Поскольку те, кто писал «саги об исландцах», верили в то, что все рассказываемое в них — правда, верили в это, конечно, и слушатели и читатели этих саг, то есть, в сущности, все в Исландии до совсем недавнего времени. Эта наивная вера действовала гипнотически и на ученых, занимавшихся изучением саг. Так, исландский ученый Финн Йонссон (1858–1934), посвятивший всю свою жизнь изучению древнеисландской литературы и знавший ее как никто ни до, ни после него, до самой смерти сохранил наивную веру в то, что все рассказываемое в «сагах об исландцах» — это, в основном, правда.
Между тем современному человеку заметить вымысел в «сагах об исландцах» совсем нетрудно. Он, в сущности, очевиден. Для того чтобы его обнаружить, вовсе нет необходимости сопоставлять сагу с более достоверными историческими источниками (как это неоднократно делали исследователи саг) или проводить какие-нибудь другие научные разыскания — археологические раскопки и т. п. И дело даже не в том, что в «сагах об исландцах» есть кое-что неправдоподобное. То, что кажется неправдоподобным с современной точки зрения, могло казаться вполне правдоподобным с точки зрения людей того времени, когда писали саги. Все тогда верили в колдовство, привидения и т. п. Кроме того, неправдоподобного в «сагах об исландцах», в сущности, совсем немного, и его вкрапления есть только в некоторых из них.
Вымысел очевиден в «сагах об исландцах» из самой их манеры повествования о людях, а именно — из того, что подробно описываются действия отдельных людей и приводится все сказанное ими в описываемой ситуации, иногда даже то, что никто не мог видеть или слышать. Такое повествование о людях может быть только художественным вымыслом, конечно. И если этот вымысел все-таки не замечался в Исландии в течение многих столетий, то это, очевидно, объясняется тем, что сохранялась способность поставить себя на место тех, кто писал эти саги, взглянуть на этот вымысел с их точки зрения, то есть наивно не замечать его.
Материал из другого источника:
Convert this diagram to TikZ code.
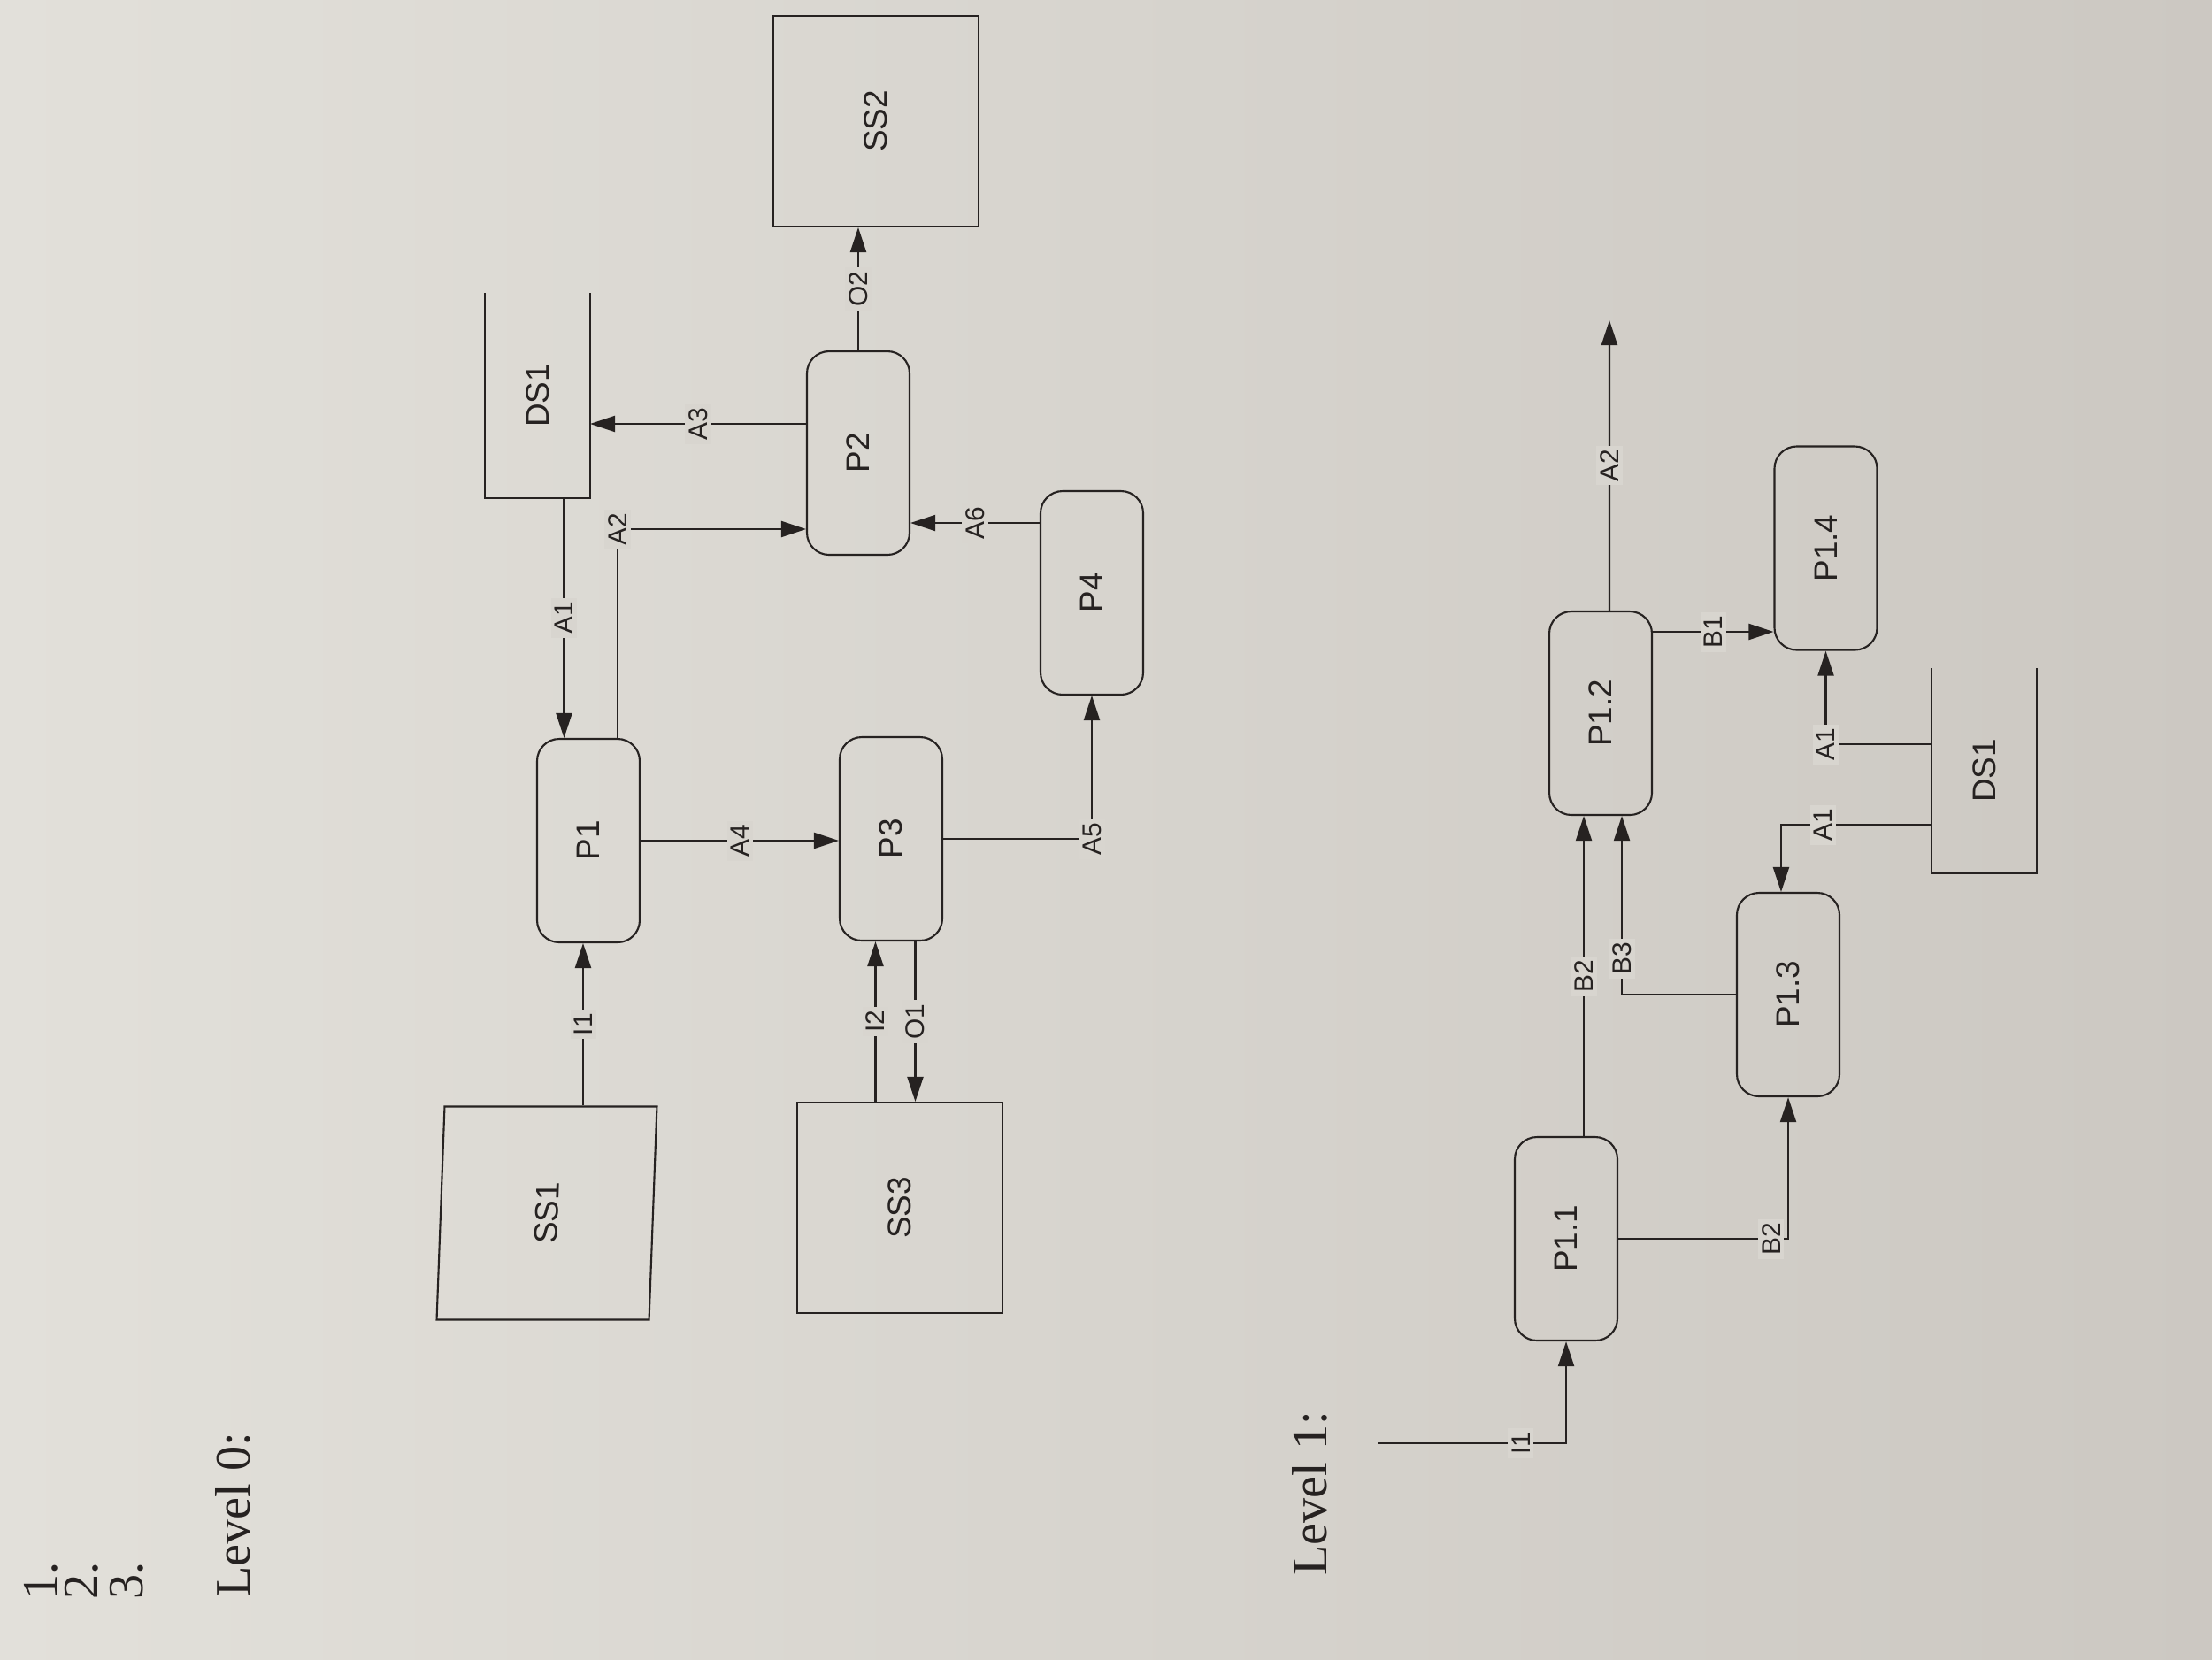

Когда исследователи «саг об исландцах» потеряли наивную веру в правдивость этих саг, вымысел в них стал вдруг очевидным, и, естественно, они пришли к убеждению, что он был очевиден и тем, кто писал саги, то есть что он был сознательным. С этих пор «саги об исландцах» стали считаться произведениями, совершенно аналогичными реалистическим романам нашего времени, а те, кто писал эти саги — совершенно такими же авторами, как авторы этих романов. Как это нередко случается, наука перехитрила самое себя: в наивном доверии к правдивости «саг об исландцах» было, в сущности, больше их понимания, чем в недоверии к их правдивости, возникшей в результате их научного исследования.
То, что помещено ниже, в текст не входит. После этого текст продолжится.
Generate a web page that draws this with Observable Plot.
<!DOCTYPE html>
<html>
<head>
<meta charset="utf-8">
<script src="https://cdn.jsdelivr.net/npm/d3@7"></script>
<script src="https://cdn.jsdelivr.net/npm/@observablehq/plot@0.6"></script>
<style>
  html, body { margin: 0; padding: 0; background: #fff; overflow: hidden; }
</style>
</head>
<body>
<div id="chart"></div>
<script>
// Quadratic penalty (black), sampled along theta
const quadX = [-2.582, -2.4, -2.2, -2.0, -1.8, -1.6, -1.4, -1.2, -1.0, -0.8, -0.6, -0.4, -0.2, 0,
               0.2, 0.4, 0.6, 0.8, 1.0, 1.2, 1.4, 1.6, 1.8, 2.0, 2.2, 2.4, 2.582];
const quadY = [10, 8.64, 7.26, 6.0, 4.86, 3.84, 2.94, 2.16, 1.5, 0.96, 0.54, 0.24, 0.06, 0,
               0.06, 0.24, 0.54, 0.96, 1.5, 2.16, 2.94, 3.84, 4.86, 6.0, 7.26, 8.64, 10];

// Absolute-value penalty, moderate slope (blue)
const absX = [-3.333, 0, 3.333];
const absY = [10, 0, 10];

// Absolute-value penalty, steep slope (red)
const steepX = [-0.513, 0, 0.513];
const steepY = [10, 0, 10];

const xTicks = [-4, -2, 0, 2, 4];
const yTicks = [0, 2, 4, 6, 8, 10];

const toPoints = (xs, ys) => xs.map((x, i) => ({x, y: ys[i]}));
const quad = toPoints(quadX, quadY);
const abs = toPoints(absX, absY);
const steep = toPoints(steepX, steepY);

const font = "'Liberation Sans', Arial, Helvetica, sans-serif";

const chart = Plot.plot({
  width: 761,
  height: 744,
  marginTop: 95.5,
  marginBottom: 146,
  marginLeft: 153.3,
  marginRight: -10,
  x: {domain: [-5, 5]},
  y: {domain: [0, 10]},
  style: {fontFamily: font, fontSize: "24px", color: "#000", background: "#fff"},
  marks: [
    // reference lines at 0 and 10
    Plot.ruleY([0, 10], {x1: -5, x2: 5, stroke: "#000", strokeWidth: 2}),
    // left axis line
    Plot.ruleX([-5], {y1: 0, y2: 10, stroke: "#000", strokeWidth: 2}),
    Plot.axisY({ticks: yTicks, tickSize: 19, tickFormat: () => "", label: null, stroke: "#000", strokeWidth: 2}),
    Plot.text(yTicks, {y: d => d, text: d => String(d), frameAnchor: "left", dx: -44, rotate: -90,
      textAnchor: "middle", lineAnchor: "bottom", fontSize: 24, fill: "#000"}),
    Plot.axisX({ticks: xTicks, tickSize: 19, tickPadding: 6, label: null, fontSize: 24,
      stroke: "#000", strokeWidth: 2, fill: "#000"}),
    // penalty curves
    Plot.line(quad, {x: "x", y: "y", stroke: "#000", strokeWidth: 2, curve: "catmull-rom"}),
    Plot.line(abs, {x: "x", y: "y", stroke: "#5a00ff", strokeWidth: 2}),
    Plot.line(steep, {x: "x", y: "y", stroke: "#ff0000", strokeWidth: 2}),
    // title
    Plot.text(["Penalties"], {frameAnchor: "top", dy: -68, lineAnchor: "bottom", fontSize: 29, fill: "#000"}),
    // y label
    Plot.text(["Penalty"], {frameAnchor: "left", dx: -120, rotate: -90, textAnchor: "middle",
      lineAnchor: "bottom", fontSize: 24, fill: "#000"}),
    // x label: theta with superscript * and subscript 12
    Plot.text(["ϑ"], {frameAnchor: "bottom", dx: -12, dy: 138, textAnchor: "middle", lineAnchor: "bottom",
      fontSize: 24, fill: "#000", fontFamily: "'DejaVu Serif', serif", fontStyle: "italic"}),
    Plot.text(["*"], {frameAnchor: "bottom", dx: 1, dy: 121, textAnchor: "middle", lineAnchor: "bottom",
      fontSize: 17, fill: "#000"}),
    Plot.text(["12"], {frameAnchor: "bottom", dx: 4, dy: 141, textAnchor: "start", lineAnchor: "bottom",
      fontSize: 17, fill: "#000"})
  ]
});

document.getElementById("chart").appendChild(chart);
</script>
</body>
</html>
Но хотя «саги об исландцах» стали считаться романами, уже из того, как они продолжают трактоваться в научных изданиях, очевидно, что они — нечто совсем непохожее на романы. Зачем было бы редактору романа сообщать в примечаниях, упоминается ли данное действующее лицо в других произведениях, верна ли его генеалогия, приводимая в данном произведении, нет ли ошибки в сведениях, сообщаемых о данном лице и т. п.? А такие примечания обычны в научных изданиях «саг об исландцах». Примечания эти ясно свидетельствуют о том, что редактор считает целью саги сообщение правды в собственном смысле слова, а не так называемой «художественной правды», то есть правдоподобного вымысла. Между тем цель всякого романа, в том числе и самого реалистического, — это именно сообщение художественной правды, а не правды в собственном смысле слова.
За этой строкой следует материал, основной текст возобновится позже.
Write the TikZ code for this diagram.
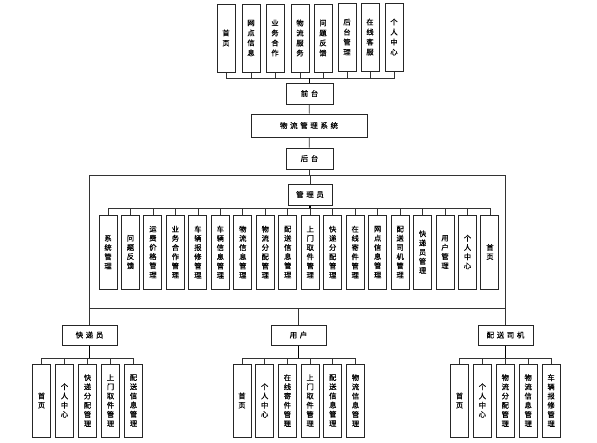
\documentclass[tikz,border=0pt]{standalone}
\usepackage{fontspec}
\newfontfamily\cjk[FakeBold=0.5]{Noto Sans CJK SC}
\newcommand\vfont{\cjk\fontsize{7.3}{10}\selectfont}
\newcommand\vfontb{\cjk\fontsize{7.3}{9.2}\selectfont}
\newcommand\hfont{\cjk\fontsize{7.5}{9}\selectfont}
\newcommand\gp{\hspace{2.6pt}}
\begin{document}
\begin{tikzpicture}[x=1pt,y=-1pt,
  vbox/.style={draw=black!85, line width=1pt, minimum width=18pt, inner sep=0pt, align=center, font=\vfont},
  vboxs/.style={vbox, font=\vfontb},
  hbox/.style={draw=black!85, line width=1pt, inner sep=0pt, font=\hfont},
  conn/.style={line width=0.7pt, draw=black!80},
  stem/.style={line width=1.3pt, draw=black}]
\useasboundingbox (0,0) rectangle (597,442);
% top row
\node[vbox, minimum height=68pt] (t1) at (226,38) {首\\页};
\node[vbox, minimum height=68pt] (t2) at (251,38) {网\\点\\信\\息};
\node[vbox, minimum height=68pt] (t3) at (275,38) {业\\务\\合\\作};
\node[vbox, minimum height=68pt] (t4) at (300,38) {物\\流\\服\\务};
\node[vbox, minimum height=68pt] (t5) at (323,38) {问\\题\\反\\馈};
\node[vbox, minimum height=68pt] (t6) at (347,37) {后\\台\\管\\理};
\node[vbox, minimum height=68pt] (t7) at (370,37) {在\\线\\客\\服};
\node[vbox, minimum height=68pt] (t8) at (394,37) {个\\人\\中\\心};
\node[hbox, minimum width=47pt, minimum height=21pt] (qt) at (309.5,93.5) {前\gp 台};
\node[hbox, minimum width=116pt, minimum height=23pt] (sys) at (309,125.5) {物\gp 流\gp 管\gp 理\gp 系\gp 统};
\node[hbox, minimum width=47pt, minimum height=21pt] (ht) at (309.5,158.5) {后\gp 台};
\coordinate (tb) at (309.5,78);
\draw[conn] (t1.south) -- (t1.south |- tb) -- (t8.south |- tb) -- (t8.south);
\foreach \i in {2,...,7} \draw[conn] (t\i.south) -- (t\i.south |- tb);
\draw[stem] (tb) -- (qt.north);
\draw[conn] (qt) -- (sys);
\draw[conn] (sys) -- (ht);
% admin
\node[hbox, minimum width=44pt, minimum height=21pt] (adm) at (310,194.5) {管\gp 理\gp 员};
\foreach \t [count=\i] in {系\\统\\管\\理, 问\\题\\反\\馈, 运\\费\\价\\格\\管\\理, 业\\务\\合\\作\\管\\理, 车\\辆\\报\\修\\管\\理, 车\\辆\\信\\息\\管\\理, 物\\流\\信\\息\\管\\理, 物\\流\\分\\配\\管\\理, 配\\送\\信\\息\\管\\理, 上\\门\\取\\件\\管\\理, 快\\递\\分\\配\\管\\理, 在\\线\\寄\\件\\管\\理, 网\\点\\信\\息\\管\\理, 配\\送\\司\\机\\管\\理, 快\\递\\员\\管\\理, 用\\户\\管\\理, 个\\人\\中\\心, 首\\页}
  \node[vboxs, minimum height=74pt] (a\i) at ({108+22.47*(\i-1)},252) {\t};
\coordinate (ab) at (310,208);
\draw[conn] (a1.north) -- (a1.north |- ab) -- (a18.north |- ab) -- (a18.north);
\foreach \i in {2,...,17} \draw[conn] (a\i.north) -- (a\i.north |- ab);
\draw[stem] (adm.south) -- (adm.south |- ab);
% roles
\node[hbox, minimum width=55pt, minimum height=20pt] (kd) at (89.5,335) {快\gp 递\gp 员};
\node[hbox, minimum width=55pt, minimum height=20pt] (yh) at (298.5,335) {用\gp 户};
\node[hbox, minimum width=55pt, minimum height=20pt] (ps) at (505.5,335) {配\gp 送\gp 司\gp 机};
\coordinate (ft) at (309.5,175);
\coordinate (mb) at (300,308);
\draw[conn] (ht.south) -- (ft);
\draw[conn] (kd.north) -- (kd.north |- ft) -- (ps.north |- ft) -- (ps.north);
\draw[conn] (adm.north) -- (adm.north |- ft);
\draw[conn] (kd.north |- mb) -- (ps.north |- mb);
\draw[conn] (yh.north) -- (yh.north |- mb);
% courier children
\foreach \t [count=\i] in {首\\页, 个\\人\\中\\心, 快\\递\\分\\配\\管\\理, 上\\门\\取\\件\\管\\理, 配\\送\\信\\息\\管\\理}
  \node[vboxs, minimum height=73pt] (k\i) at ({41.5+23*(\i-1)},400.5) {\t};
\coordinate (kb) at (89.5,358);
\draw[conn] (k1.north) -- (k1.north |- kb) -- (k5.north |- kb) -- (k5.north);
\foreach \i in {2,...,4} \draw[conn] (k\i.north) -- (k\i.north |- kb);
\draw[stem] (kd.south) -- (kd.south |- kb);
% user children
\foreach \t [count=\i] in {首\\页, 个\\人\\中\\心, 在\\线\\寄\\件\\管\\理, 上\\门\\取\\件\\管\\理, 配\\送\\信\\息\\管\\理, 物\\流\\信\\息\\管\\理}
  \node[vboxs, minimum height=73pt] (u\i) at ({242+22.7*(\i-1)},400.5) {\t};
\coordinate (ub) at (298.5,358);
\draw[conn] (u1.north) -- (u1.north |- ub) -- (u6.north |- ub) -- (u6.north);
\foreach \i in {2,...,5} \draw[conn] (u\i.north) -- (u\i.north |- ub);
\draw[stem] (yh.south) -- (yh.south |- ub);
% driver children
\foreach \t [count=\i] in {首\\页, 个\\人\\中\\心, 物\\流\\分\\配\\管\\理, 物\\流\\信\\息\\管\\理, 车\\辆\\报\\修\\管\\理}
  \node[vboxs, minimum height=73pt] (p\i) at ({459.5+22.9*(\i-1)},400.5) {\t};
\coordinate (pb) at (505.5,358);
\draw[conn] (p1.north) -- (p1.north |- pb) -- (p5.north |- pb) -- (p5.north);
\foreach \i in {2,...,4} \draw[conn] (p\i.north) -- (p\i.north |- pb);
\draw[stem] (ps.south) -- (ps.south |- pb);
\end{tikzpicture}
\end{document}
Рассказывая о том или ином персонаже саги, тот, кто ее писал, всегда имел в виду некоторое реальное, действительно существовавшее лицо. Между тем автор романа, рассказывая о том или ином из своих персонажей, только в редком и совсем нетипичном для романа случае — а именно в романе-биографии — имеет в виду некоторое реальное лицо. Но даже и автор романа-биографии сознает, конечно, что, хотя канва его произведения — подлинные факты, само оно — лишь правдоподобный вымысел (роман!). Обычно же персонаж реалистического романа — это обобщение, результат отбора общего для многих реальных лиц, результат выделения типического, то есть отказа от изображения отдельного реального лица во всей его индивидуальной сложности и неповторимости, тем самым в известном смысле — упрощение, схематизация. Таким образом, можно сказать, что реалистические романы относятся к «сагам об исландцах», как литературная обработка сырого материала действительности к самому этому сырому материалу или как правдоподобие к правде. Другими словами, в известном смысле «саги об исландцах» правдивее реалистических романов.